The grant will help combat speeding and aggressive drivers.

CLAYTON COUNTY, Ga. — Clayton County Police Department is one of 21 law enforcement agencies in Georgia to receive a grant to help combat dangerous driving.

The Governor's Office of Highway Safety announced Clayton County Police Department will receive a $300,000 Highway Enforcement of Aggressive Traffic (H.E.A.T) grant for the 2022 fiscal year. 

The H.E.A.T program works to prevent injuries and fatalities caused by speeding and impaired driving. The program also educates the public about traffic safety and the dangers of DUI's. The Clayton County Police Department said it will use the grant to develop and implement strategies to reduce crashes due to aggressive and dangerous driving.

"With the increase in the number of persons killed in traffic crashes in Georgia and across the nation over the last year, the Governor’s Office of Highway Safety is working with partners like the Clayton County Police Department to implement programs designed to stop the risky driving behaviors that are contributing to a majority of our serious-injury and fatality crashes," Allen Poole, Director of the Governor’s Office of Highway Safety said. "Many of the fatal traffic crashes on our roads are preventable, and we will continue to work with our educational and enforcement partners to develop programs and initiatives that are designed to get Georgia to our goal of zero traffic deaths."

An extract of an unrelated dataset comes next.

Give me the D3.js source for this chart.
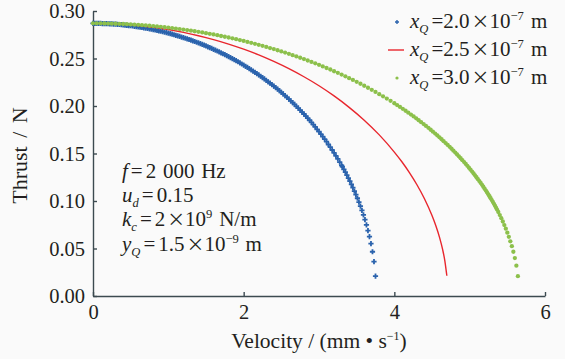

Clayton County Police Department Police Chief said the grant will help provide support for officers in order to achieve strategic goals including higher patrol visibility and promoting safe behaviors for drivers on the roadways.

As part of Georgia law enforcement's partnership with the Drive Sober or Get Pulled Over DUI campaign, the Clayton County Police Department said it will conduct waves of high visibility patrols, multi-jurisdictional road checks, and sobriety checkpoints.